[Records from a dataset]
===
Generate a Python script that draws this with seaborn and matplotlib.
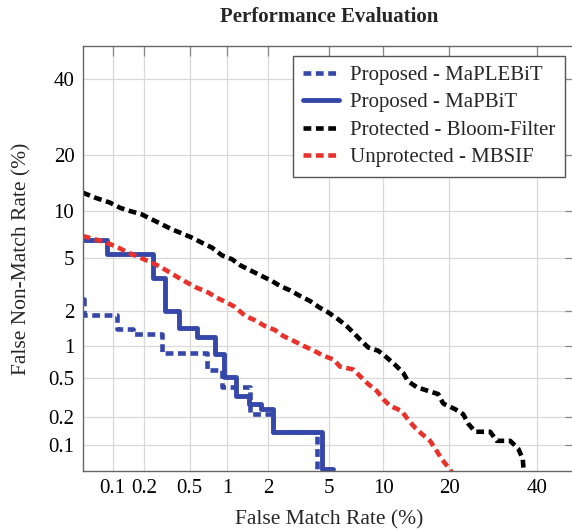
import math
import numpy as np
import seaborn as sns
import matplotlib
matplotlib.use("Agg")
import matplotlib.pyplot as plt

# DET curves, all rates in percent
maplebit_fmr = [0.05, 0.052, 0.109, 0.157, 0.29, 0.70, 0.92, 1.5, 2.18, 4.2, 4.6]
maplebit_fnmr = [2.5, 1.85, 1.43, 1.29, 0.87, 0.60, 0.41, 0.22, 0.139, 0.053, 0.053]

mapbit_fmr = [0.05, 0.087, 0.238, 0.308, 0.406, 0.58, 0.80, 0.95, 1.17, 1.46, 1.80, 2.18, 4.52, 5.3]
mapbit_fnmr = [6.6, 5.37, 3.62, 2.02, 1.45, 1.21, 0.86, 0.52, 0.333, 0.276, 0.247, 0.139, 0.053, 0.053]

bloom_fmr = [0.05, 0.067, 0.094, 0.118, 0.147, 0.189, 0.233, 0.287, 0.351, 0.428, 0.52, 0.63,
             0.76, 0.91, 1.09, 1.26, 1.49, 1.76, 2.13, 2.43, 2.83, 3.30, 3.82, 4.37, 4.95, 5.67,
             6.34, 6.91, 7.52, 8.34, 9.42, 10.4, 11.4, 12.5, 13.2, 14.5, 16.1, 18.0, 18.9, 21.1,
             22.7, 23.8, 25.2, 28.5, 30.0, 33.2, 35.2, 36.3, 36.6]
bloom_fnmr = [12.8, 12.0, 11.25, 10.5, 10.05, 9.6, 8.97, 8.36, 7.78, 7.34, 6.89, 6.38,
              5.92, 5.25, 4.93, 4.47, 4.12, 3.79, 3.44, 3.15, 2.92, 2.64, 2.41, 2.14, 1.95, 1.71,
              1.50, 1.32, 1.15, 0.975, 0.91, 0.79, 0.68, 0.57, 0.47, 0.41, 0.38, 0.35, 0.28, 0.245,
              0.217, 0.17, 0.14, 0.14, 0.111, 0.111, 0.09, 0.069, 0.045]

mbsif_fmr = [0.05, 0.067, 0.087, 0.113, 0.141, 0.182, 0.225, 0.277, 0.339, 0.414, 0.487, 0.57,
             0.71, 0.83, 1.0, 1.15, 1.37, 1.62, 1.91, 2.24, 2.56, 2.98, 3.46, 4.0, 4.62, 5.3,
             5.8, 6.9, 7.5, 8.34, 9.24, 10.0, 10.8, 12.3, 13.2, 14.2, 15.3, 16.6, 17.7, 18.6,
             19.8, 20.8]
mbsif_fnmr = [7.05, 6.71, 6.38, 5.92, 5.47, 5.06, 4.72, 4.37, 3.96, 3.58, 3.30, 3.06,
              2.81, 2.56, 2.34, 2.16, 1.83, 1.68, 1.50, 1.39, 1.23, 1.12, 1.01, 0.92, 0.82, 0.76,
              0.65, 0.61, 0.53, 0.44, 0.377, 0.31, 0.265, 0.235, 0.19, 0.156, 0.132, 0.111, 0.086, 0.069,
              0.055, 0.045]

tick_vals = [0.1, 0.2, 0.5, 1, 2, 5, 10, 20, 40]
tick_labels = ["0.1", "0.2", "0.5", "1", "2", "5", "10", "20", "40"]

# probit (normal deviate) axis, percent <-> z
z_grid = np.linspace(-7, 7, 28001)
p_grid = np.array([50.0 * math.erfc(-z / math.sqrt(2)) for z in z_grid])


def to_probit(v):
    return np.interp(np.asarray(v, dtype=float), p_grid, z_grid)


def from_probit(z):
    return np.interp(np.asarray(z, dtype=float), z_grid, p_grid)


sns.set_theme(style="whitegrid")
plt.rcParams['font.family'] = ['Liberation Serif', 'DejaVu Serif']

blue = "#3547a8"
red = "#e8322b"

fig = plt.figure(figsize=(5.72, 5.29), dpi=100)
ax = fig.add_axes([0.1446, 0.1102, 0.861, 0.8028])
ax.set_xscale('function', functions=(to_probit, from_probit))
ax.set_yscale('function', functions=(to_probit, from_probit))

dash = (0, (1.7, 1.0))
sns.lineplot(x=maplebit_fmr, y=maplebit_fnmr, ax=ax, color=blue, lw=3.3, linestyle=dash,
             drawstyle='steps-post', sort=False, estimator=None, label="Proposed - MaPLEBiT")
sns.lineplot(x=mapbit_fmr, y=mapbit_fnmr, ax=ax, color=blue, lw=3.5,
             drawstyle='steps-post', sort=False, estimator=None, label="Proposed - MaPBiT")
sns.lineplot(x=bloom_fmr, y=bloom_fnmr, ax=ax, color="black", lw=3.3, linestyle=dash,
             sort=False, estimator=None, label="Protected - Bloom-Filter")
sns.lineplot(x=mbsif_fmr, y=mbsif_fnmr, ax=ax, color=red, lw=3.3, linestyle=dash,
             sort=False, estimator=None, label="Unprotected - MBSIF")

ax.set_xlim(0.05, 50)
ax.set_ylim(0.05, 50)
ax.set_xticks(tick_vals)
ax.set_xticklabels(tick_labels)
ax.set_yticks(tick_vals)
ax.set_yticklabels(tick_labels)
ax.minorticks_off()

ax.grid(True, color="#d9d9d9", lw=0.9)
for sp in ax.spines.values():
    sp.set_color("#666666")
    sp.set_linewidth(1.0)
ax.tick_params(direction='in', length=7, width=0.9, color="#888888", top=True, right=True,
               labelsize=15, pad=6, labelcolor="black")

ax.set_title("Performance Evaluation", fontsize=15, fontweight='bold', pad=17)
ax.set_xlabel("False Match Rate (%)", fontsize=15.5, labelpad=9)
ax.set_ylabel("False Non-Match Rate (%)", fontsize=15.5, labelpad=12)

leg = ax.legend(loc='upper right', fontsize=15, frameon=True, fancybox=False,
                framealpha=1, edgecolor="#555555", handlelength=1.75, handletextpad=0.55,
                labelspacing=0.38, borderaxespad=0.48, borderpad=0.45)
leg.get_frame().set_linewidth(1.0)

fig.savefig("out.png", dpi=100)
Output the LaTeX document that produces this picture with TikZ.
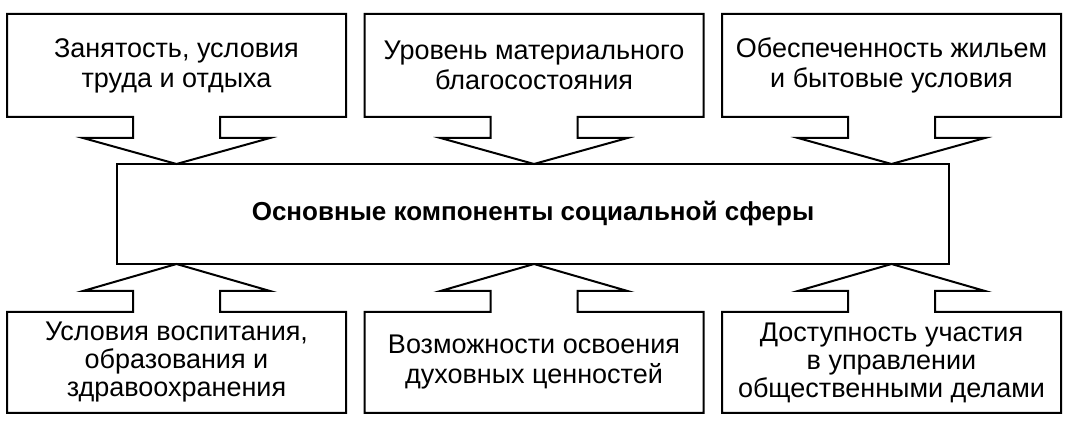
\documentclass[tikz,border=0pt]{standalone}
\usepackage{fontspec}
\setmainfont{Liberation Sans}
\begin{document}
\begin{tikzpicture}[x=1pt,y=1pt,line width=2pt,line join=miter,
  txtbox/.style={minimum width=337pt,minimum height=101pt,inner sep=0pt,align=center,
    font=\fontsize{27}{30}\selectfont},
  hub/.style={minimum width=830pt,minimum height=98pt,inner sep=0pt,
    font=\bfseries\fontsize{26}{30}\selectfont}]
\useasboundingbox (0,0) rectangle (1080,430);
\node[hub] (c) at (533,216) {Основные компоненты социальной сферы};
\draw (c.south west) rectangle (c.north east);
\node[txtbox] (t1) at (176.5,364.5) {Занятость, условия\\труда и отдыха};
\node[txtbox] (t2) at (534,364.5) {Уровень материального\\благосостояния};
\node[txtbox] (t3) at (891.5,364.5) {Обеспеченность жильем\\и бытовые условия};
\node[txtbox,minimum height=99pt,font=\fontsize{27}{28}\selectfont] (b1) at (176.5,67.5) {Условия воспитания,\\образования и\\здравоохранения};
\node[txtbox,minimum height=99pt] (b2) at (534,67.5) {Возможности освоения\\духовных ценностей};
\node[txtbox,minimum height=99pt,font=\fontsize{27}{28}\selectfont] (b3) at (891.5,67.5) {Доступность участия\\в управлении\\общественными делами};
\foreach \n in {t1,t2,t3}{
  \draw (\n.south west) -- (\n.north west) -- (\n.north east) -- (\n.south east)
    -- ([xshift=43.5pt]\n.south) -- ++(0,-21) -- ++(50,0) -- (\n.south |- c.north)
    -- ([xshift=-93.5pt,yshift=-21pt]\n.south) -- ++(50,0) -- ([xshift=-43.5pt]\n.south) -- cycle;
}
\foreach \n in {b1,b2,b3}{
  \draw (\n.north west) -- (\n.south west) -- (\n.south east) -- (\n.north east)
    -- ([xshift=43.5pt]\n.north) -- ++(0,21) -- ++(50,0) -- (\n.north |- c.south)
    -- ([xshift=-93.5pt,yshift=21pt]\n.north) -- ++(50,0) -- ([xshift=-43.5pt]\n.north) -- cycle;
}
\end{tikzpicture}
\end{document}
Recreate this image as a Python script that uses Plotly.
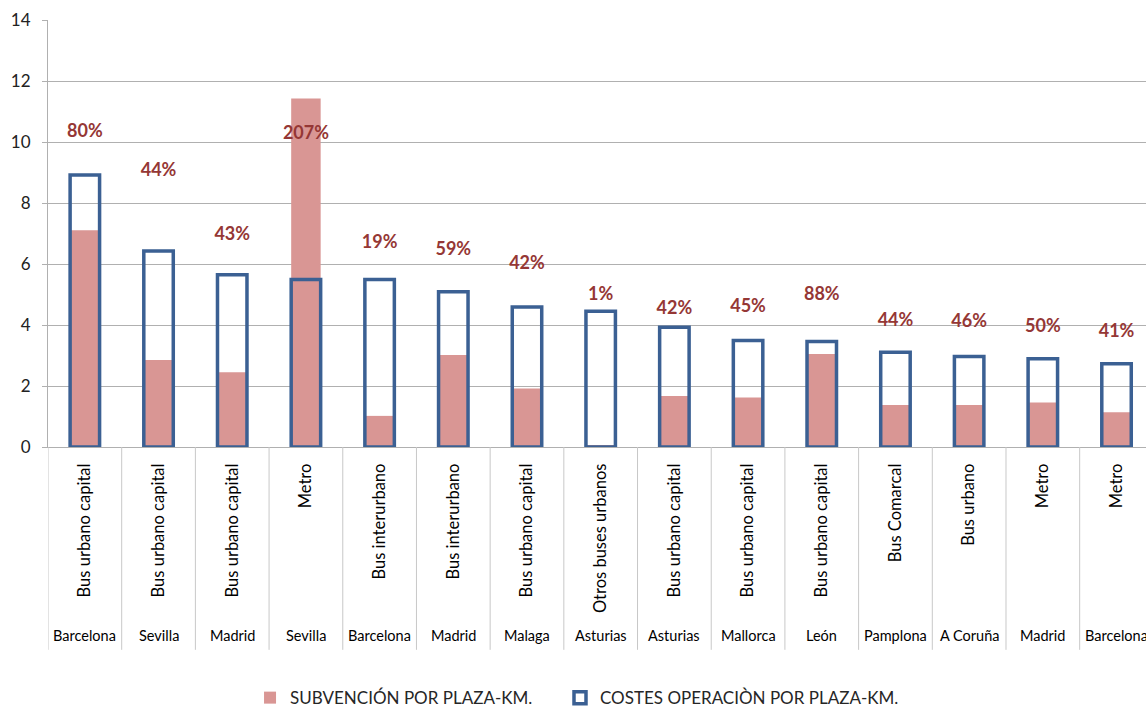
import plotly.graph_objects as go

types = ["Bus urbano capital", "Bus urbano capital", "Bus urbano capital", "Metro",
         "Bus interurbano", "Bus interurbano", "Bus urbano capital", "Otros buses urbanos",
         "Bus urbano capital", "Bus urbano capital", "Bus urbano capital", "Bus Comarcal",
         "Bus urbano", "Metro", "Metro"]
cities = ["Barcelona", "Sevilla", "Madrid", "Sevilla", "Barcelona", "Madrid", "Malaga",
          "Asturias", "Asturias", "Mallorca", "León", "Pamplona", "A Coruña", "Madrid", "Barcelona"]
subvencion = [7.11, 2.85, 2.45, 11.43, 1.02, 3.02, 1.92, 0.04, 1.67, 1.62, 3.05, 1.38, 1.38, 1.46, 1.14]
costes = [8.92, 6.43, 5.65, 5.49, 5.49, 5.09, 4.59, 4.45, 3.93, 3.49, 3.46, 3.11, 2.97, 2.89, 2.73]
pct_text = ["80%", "44%", "43%", "207%", "19%", "59%", "42%", "1%", "42%", "45%", "88%", "44%", "46%", "50%", "41%"]
pct_level = [10.30, 9.02, 6.92, 10.26, 6.66, 6.43, 6.00, 4.98, 4.52, 4.59, 4.98, 4.13, 4.07, 3.93, 3.74]
y_ticks = [0, 2, 4, 6, 8, 10, 12, 14]

FONT = "Lato"
idx = list(range(len(types)))

fig = go.Figure()
fig.add_trace(go.Bar(
    x=idx, y=subvencion, name="SUBVENCIÓN POR PLAZA-KM.", width=0.40,
    marker=dict(color="#D99694", line=dict(width=0)), legend="legend",
))
fig.add_trace(go.Bar(
    x=idx, y=costes, name="COSTES OPERACIÒN POR PLAZA-KM.", width=0.40,
    marker=dict(color="rgba(255,255,255,0)", line=dict(color="#3B6093", width=3.5)),
    legend="legend2",
))
fig.add_trace(go.Scatter(
    x=idx, y=pct_level, mode="text", text=pct_text, showlegend=False,
    textfont=dict(family=FONT, size=18, color="#953735", weight="bold"),
    textposition="middle center", cliponaxis=False, hoverinfo="skip",
))

shapes = []
for i in range(len(types) + 1):
    shapes.append(dict(type="line", xref="x", yref="paper", x0=i - 0.5, x1=i - 0.5,
                       y0=0, y1=-0.475, line=dict(color="#C8C8C8", width=1)))
annotations = []
for i, c in enumerate(cities):
    annotations.append(dict(x=i, y=-0.4426, xref="x", yref="paper", text=c, showarrow=False,
                            font=dict(family=FONT, size=14.5, color="#000000"),
                            xanchor="center", yanchor="middle"))

legend_font = dict(family=FONT, size=17, color="#262626")
fig.update_layout(
    width=1146, height=711,
    margin=dict(l=48, r=0, t=20, b=264, autoexpand=False),
    paper_bgcolor="white", plot_bgcolor="white",
    barmode="overlay",
    shapes=shapes, annotations=annotations,
    font=dict(family=FONT, color="#000000"),
    legend=dict(orientation="h", x=0.184, y=-0.588, xanchor="left", yanchor="middle",
                font=legend_font, borderwidth=0),
    legend2=dict(orientation="h", x=0.4663, y=-0.588, xanchor="left", yanchor="middle",
                 font=legend_font, borderwidth=0),
    xaxis=dict(range=[-0.5, 14.4], tickmode="array", tickvals=idx, ticktext=types,
               tickangle=-90, tickfont=dict(family=FONT, size=16.5, color="#000000"),
               showgrid=False, showline=True, linecolor="#B0B0B0", linewidth=1,
               ticks="", ticklabelstandoff=9, zeroline=False),
    yaxis=dict(range=[0, 14], tickvals=y_ticks, showgrid=True, gridcolor="#B0B0B0", gridwidth=1,
               showline=True, linecolor="#B0B0B0", linewidth=1, ticks="outside", ticklen=5,
               tickcolor="#B0B0B0", tickfont=dict(family=FONT, size=17, color="#222222"),
               ticklabelstandoff=8, zeroline=False),
)

fig.write_html("out.html", config={"displayModeBar": False},
               post_script="document.body.style.margin='0';document.body.style.overflow='hidden';")
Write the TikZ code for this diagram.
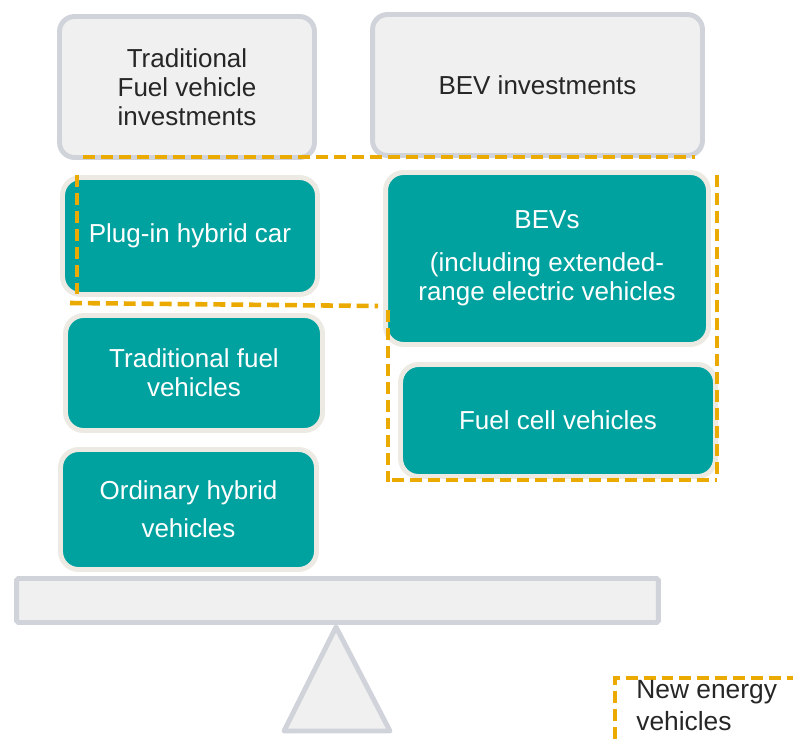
===
> GIVEN PROBLEM
Identify each line containing the string "that" and copy it out.

> FINAL ANSWER
Generate a Python script that draws this with seaborn and matplotlib.
Output the LaTeX document that produces this picture with TikZ.
Recreate this image as a Python script that uses Plotly.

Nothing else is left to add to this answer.